Wednesday, July 9, 2014

See LA When It Was Wide-Open Space

1905 View of Hollywood From Laughlin Park (Los Feliz)
Los Angeles is the definition of a world megalopolis, a densely developed metropolitan area of over 4800 square miles.  Yet a century ago, what is now criss-crossed by boulevards and superhighways was covered with meadows, groves and ranches.  It's striking and a bit disconcerting to see how recently the streets of Hollywood and downtown Los Angeles were little more than cowpaths.

Hunter Communications Original News Source:

Link to article: 
When LA Was Empty

Excerpt: "Over time, the growing city spilled into the surrounding landscape. Meanwhile, a devastating drought that began in 1862 and lasted through 1864 crippled the ranching economy, and more intensive agriculture retreated into the former grazing lands. Pastures became bean fields and orange groves -- a process that only accelerated with the arrival of new technologies like groundwater pumping, concrete pipes, and refrigerated train cars. Cooperative enterprises like the Anaheim Colony in present-day Orange County provided a model for making irrigated agriculture work. Providing a variety of microclimates and soil types, the Los Angeles Basin and its adjacent valleys became home to a diverse suite of agricultural uses. By the 1920s, Los Angeles County was ranked first in the nation in the value of its agricultural output.

Los Angeles kept growing. It did so in part by expanding outward from its historic core, rolling west toward the sea, but it also sprouted offshoots. First along the steam railroads, then the interurban lines of the Pacific Electric and finally the freeways, suburbs sprang up amid the countryside. Many of the most dramatic photos of an emptier Los Angeles show new settlements like Hollywood or Beverly Hills -- now familiar to much of the world through popular culture -- as rustic country towns. Eventually, the surrounding countryside disappeared as the suburbs and city merged into one metropolitan agglomeration.
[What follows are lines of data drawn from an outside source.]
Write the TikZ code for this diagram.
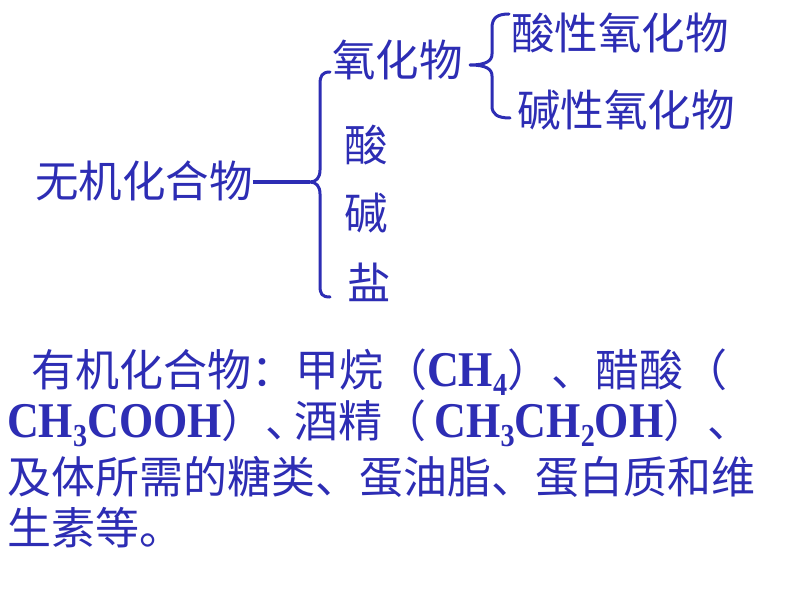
\documentclass[tikz,border=0pt]{standalone}
\usepackage{fontspec}
\newfontfamily\cjk{Noto Sans CJK SC}
\newfontfamily\latin[FakeStretch=0.88]{Liberation Serif}
\definecolor{ink}{RGB}{45,45,180}
\newcommand{\subsc}[1]{\raisebox{-9pt}[0pt][0pt]{\fontsize{32}{32}\selectfont #1}}
\newcommand{\chem}[1]{{\latin\bfseries\fontsize{50}{50}\selectfont #1}}
\begin{document}
\begin{tikzpicture}[x=1pt,y=-1pt,
  lbl/.style={anchor=base west,inner sep=0pt,text=ink,font=\cjk\fontsize{43.5}{43.5}\selectfont},
  txt/.style={anchor=base west,inner sep=0pt,text=ink,font=\cjk\fontsize{44}{44}\selectfont},
  brace/.style={draw=ink,line width=3pt,line cap=round,line join=round}]
\useasboundingbox[fill=white] (0,0) rectangle (794,596);
% top tree
\node[lbl] (root) at (35,197) {无机化合物};
\node[lbl] (oxide) at (332,77) {氧化物};
\node[lbl] (acidox) at (511,50) {酸性氧化物};
\node[lbl] (baseox) at (517,127) {碱性氧化物};
\node[lbl] (acid) at (344,162) {酸};
\node[lbl] (base) at (344,229) {碱};
\node[lbl] (salt) at (347,299) {盐};
\coordinate (cusp) at (310,182);
\coordinate (cusp2) at (470,65);
\draw[draw=ink,line width=4pt] (root.east |- cusp) -- (cusp);
\draw[brace] (330,72) .. controls (322,72) and (320,76) .. (320,84)
  -- (320,170) .. controls (320,178) and (316,182) .. (cusp)
  .. controls (316,182) and (320,186) .. (320,194)
  -- (320,286) .. controls (320,294) and (322,297) .. (330,297);
\draw[brace] (509,14) .. controls (497,14) and (492,18) .. (492,28)
  -- (492,54) .. controls (492,61) and (486,65) .. (cusp2)
  .. controls (486,65) and (492,69) .. (492,76)
  -- (492,106) .. controls (492,114) and (497,118) .. (510,118);
% bottom text
\node[txt] (l1) at (31,386) {有机化合物：甲烷（\chem{CH\subsc{4}}）、醋酸（};
\node[txt] (l2) at (7,437) {\chem{CH\subsc{3}COOH}）、\hspace{-15pt}酒精（\hspace{8pt}\chem{CH\subsc{3}CH\subsc{2}OH}）、};
\node[txt] (l3) at (7,493) {及体所需的糖类、蛋油脂、蛋白质和维};
\node[txt] (l4) at (7,544) {生素等。};
\end{tikzpicture}
\end{document}
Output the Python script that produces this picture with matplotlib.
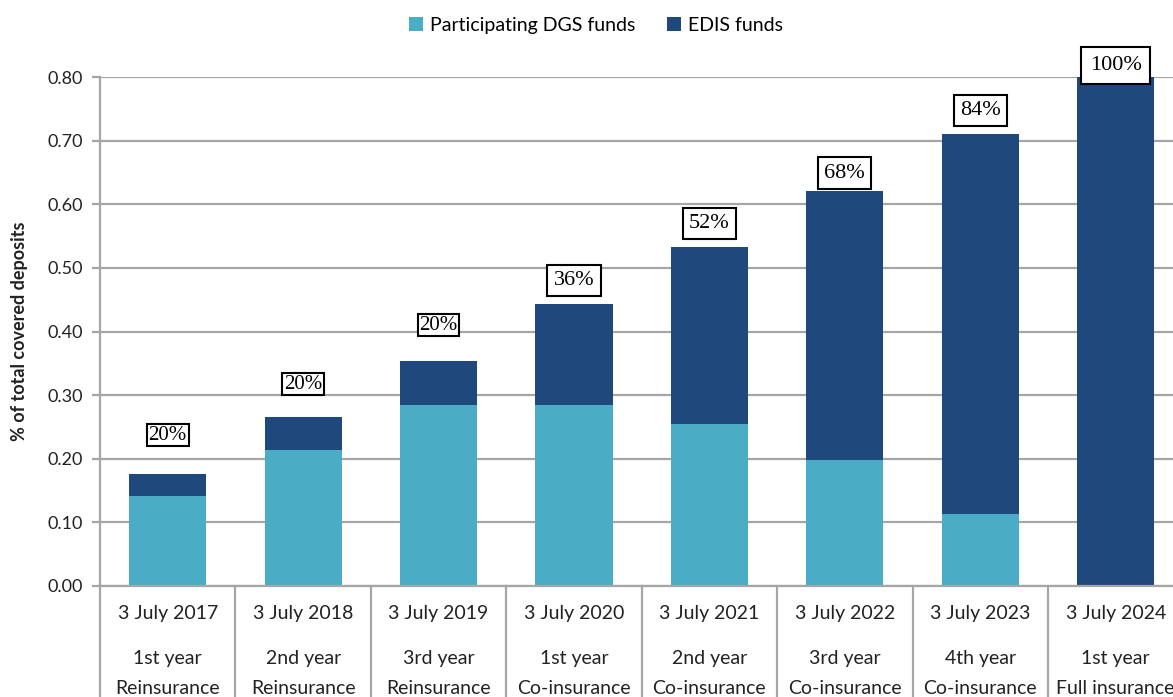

The process reached a fevered pitch in the years immediately following World War II. From 1945 through 1957, subdividers carved 462,593 separate lots out of agricultural land in Los Angeles County. By the end of those thirteen years, nearly all of the San Fernando Valley had become urbanized, and the master-planned city of Lakewood had risen from the bean fields north of Long Beach -- an event D. J. Waldie chronicled in his classic memoir, 'Holy Land.'

Some communities resisted. Between 1955 and 1956, for example, three along the zig-zagged border between Los Angeles and Orange counties incorporated to fight encroaching urbanization: Dairy Valley (now Cerritos), Dairy City (now Cypress), and Dairyland (now La Palma). Within a decade, however, even those proud cow towns had adopted new names as real estate developers made dairy owners irresistible offers. Among some viewers, these photographs showing vast swaths of emptiness where urbanization reigns today may inspire nostalgia for a lost, Arcadian past. But they also provoke pertinent questions about Southern California's urban development and city dwellers' relationship with the natural environment. Does the open countryside pictured here, for example, represent a lost opportunity to create a comprehensive system of parks and open spaces? Have Southern Californians become less informed about food production since agricultural enterprises moved to far-off places?"